Ownership and Versioning¶
Ownership and versioning contracts explain how Atlas keeps stable promises tied to one obvious owner path and evolves them intentionally.
Ownership Model¶
flowchart LR
Contracts[src/contracts] --> Owners[Single contract owner path]
Owners --> Tests[Tests]
Owners --> Docs[Docs]
This ownership model shows the minimum stable shape Atlas wants for a real contract: one owner path, plus tests and docs that reinforce the same boundary.
A stable surface should have one obvious owner in practice, not just in theory. In this repository that usually means some combination of:
- canonical docs with explicit
ownermetadata - contract or schema files under the owning tree
- tests or checks that enforce the same boundary
- review ownership such as
.github/CODEOWNERSwhen human approval matters
Versioning Logic¶
flowchart TD
Change[Surface change] --> Compatible[Compatible evolution]
Change --> Breaking[Breaking evolution]
Compatible --> Versioning[Versioning decision]
Breaking --> Versioning
This versioning logic keeps compatibility classification visible.

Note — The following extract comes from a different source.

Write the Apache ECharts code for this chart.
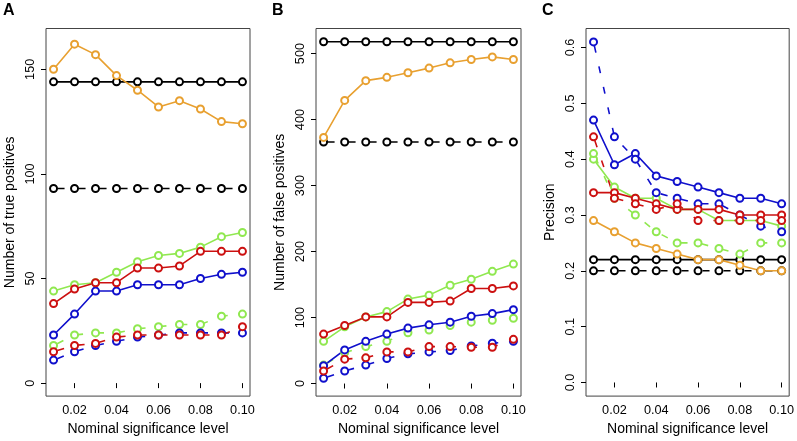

The purpose is to make evolution intentional rather than retroactively explained.
Change Classes¶
- internal-only change: no documented contract or compatibility surface changes
- compatible surface change: documented surface expands without breaking current consumers
- breaking change: route, schema, config, output, or URL behavior changes in ways existing consumers would notice
Breaking changes should be rare, explicit, and accompanied by migration guidance.
Deprecation Discipline¶
Atlas should not remove or rename stable surfaces casually. The current compatibility policy in
configs/sources/governance/governance/compatibility.yaml defines deprecation windows of:
- 180 days for env keys, chart values, profile keys, and report schemas
- 365 days for docs URLs
That policy matters because versioning is not only about semver labels. It is also about whether real users, operators, and maintainers have enough time and documentation to move safely.
Main Promise¶
Atlas should not hide stable truth behind multiple competing roots. If a contract is real, it should have one obvious owner and an intentional versioning story.
Practical Rule¶
If you cannot answer all three questions clearly, the surface is not ready to be treated as stable:
- Who owns it?
- Where is it documented?
- What is the versioning or deprecation path if it changes?
Purpose¶
This page defines the Atlas contract expectations for ownership and versioning. Use it when you need the explicit compatibility promise rather than a workflow narrative.
Stability¶
This page is part of the checked-in contract surface. Changes here should stay aligned with tests, generated artifacts, and release evidence.